Washington's Multifaceted Approach

The Trump administration's geopolitical strategy toward China differs tactically from its predecessor while pursuing complementary objectives of reducing American vulnerability and constraining Beijing's strategic options. Where Biden emphasized alliance coordination and gradual supply chain restructuring, Trump emphasizes tariff escalation and direct economic pressure while maintaining space for transactional negotiations. Both approaches stress that American strategic advantage depends on reducing dependency rather than competing directly in sectors where China enjoys structural advantages like manufacturing scale and rare earth processing.

Congressional pressure across both parties maintains continuity in China policy even as administrations rotate, suggesting durability in the underlying strategic reorientation regardless of electoral outcomes.
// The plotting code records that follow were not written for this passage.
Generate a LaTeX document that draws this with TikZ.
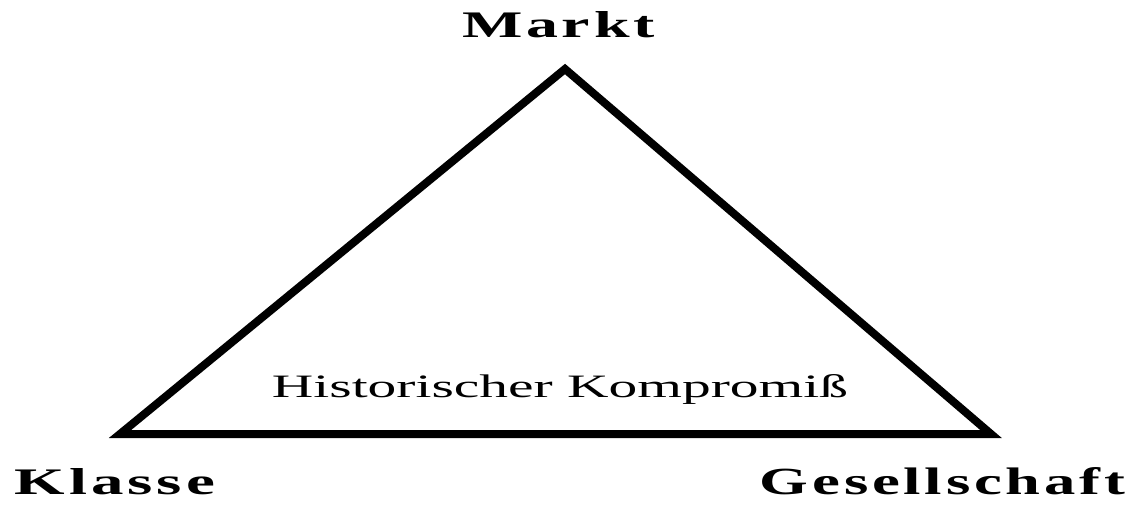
\documentclass[tikz,border=0pt]{standalone}
\usepackage{fontspec}
\setmainfont{Liberation Serif}
\newfontfamily\spacedbold[LetterSpace=6]{Liberation Serif Bold}
\newcommand{\widelabel}[3]{\resizebox{#1cm}{#2cm}{#3}}
\tikzset{
  corner/.style={font=\spacedbold,anchor=base,inner sep=0pt},
  middle/.style={anchor=base,inner sep=0pt}
}
\begin{document}
\begin{tikzpicture}[x=1cm,y=1cm]
\useasboundingbox (0,0) rectangle (11.32,5.07);
\coordinate (top) at (5.65,4.38);
\coordinate (left) at (1.20,0.73);
\coordinate (right) at (9.91,0.73);
\draw[line width=0.08cm] (top) -- (left) -- (right) -- cycle;

\node[corner] (markt) at (5.585,4.70) {\widelabel{1.93}{0.26}{Markt}};
\node[corner] (klasse) at (1.15,0.13) {\widelabel{2.00}{0.26}{Klasse}};
\node[corner] (gesellschaft) at (9.425,0.13) {\widelabel{3.65}{0.27}{Gesellschaft}};
\node[middle] (kompromiss) at (5.60,1.10) {\widelabel{5.76}{0.23}{Historischer Kompromiß}};
\end{tikzpicture}
\end{document}
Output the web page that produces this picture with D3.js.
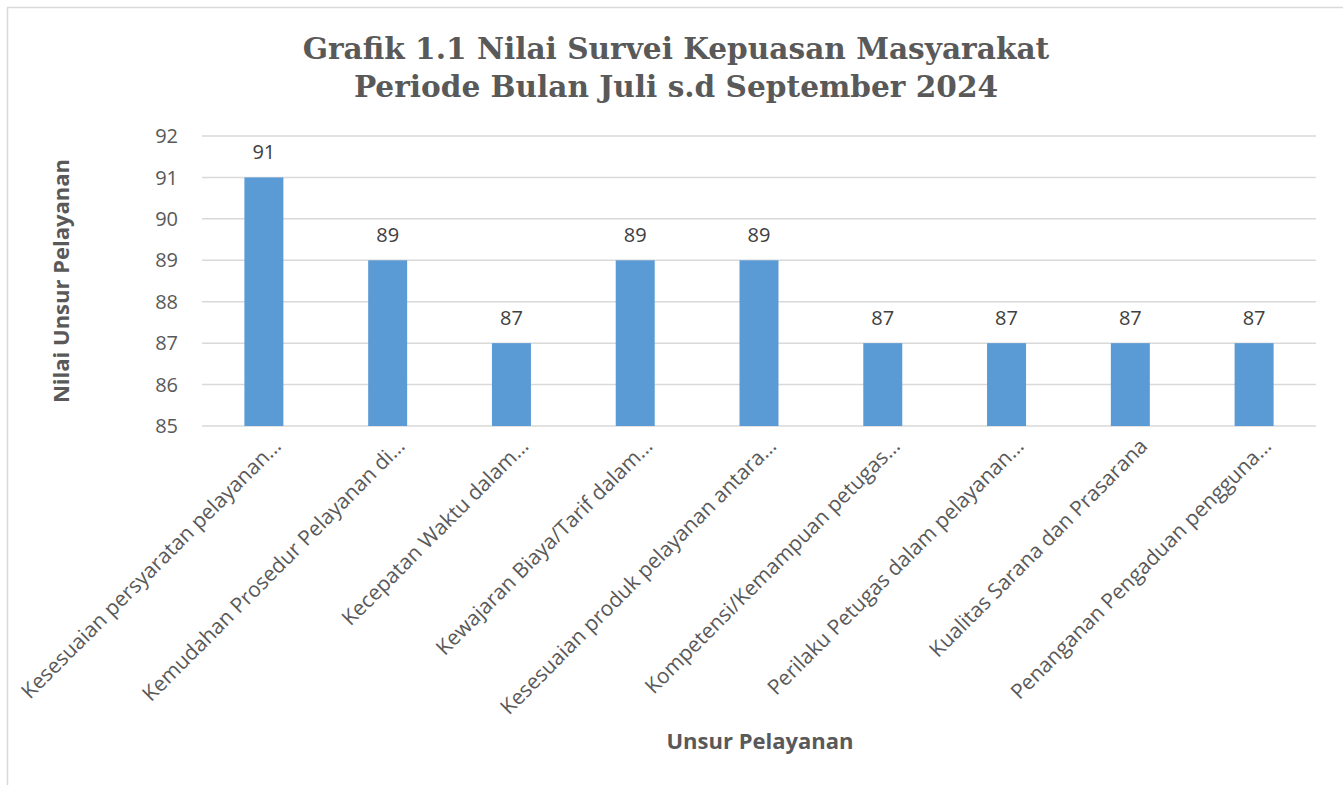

Specific measures restricting Chinese investment in critical sectors, mandating supply chain audits, and conditioning technology exports remain largely bipartisan consensus points. This consistency gives Beijing limited ability to exploit partisan divisions as it did historically, forcing China to adapt to an American political environment where consensus opposes Beijing's strategic interests.

Outlook

The next 72 hours will reveal whether Beijing initiates diplomatic outreach regarding North Korea's Ukraine deployment, attempts to coordinate with G7 members on supply chain standards, or accelerates technological self-sufficiency initiatives in response to mounting Western restrictions. Monitor three specific signals: any official Chinese statements regarding Pyongyang's independent military actions and Moscow's relationship with the DPRK; announcements of new investment in domestic mineral processing or battery manufacturing capacity; and diplomatic visits by Chinese officials to Southeast Asian capitals assessing regional alignment shifts. These indicators will clarify whether Beijing intends to manage its strategic environment through adaptation or confrontation.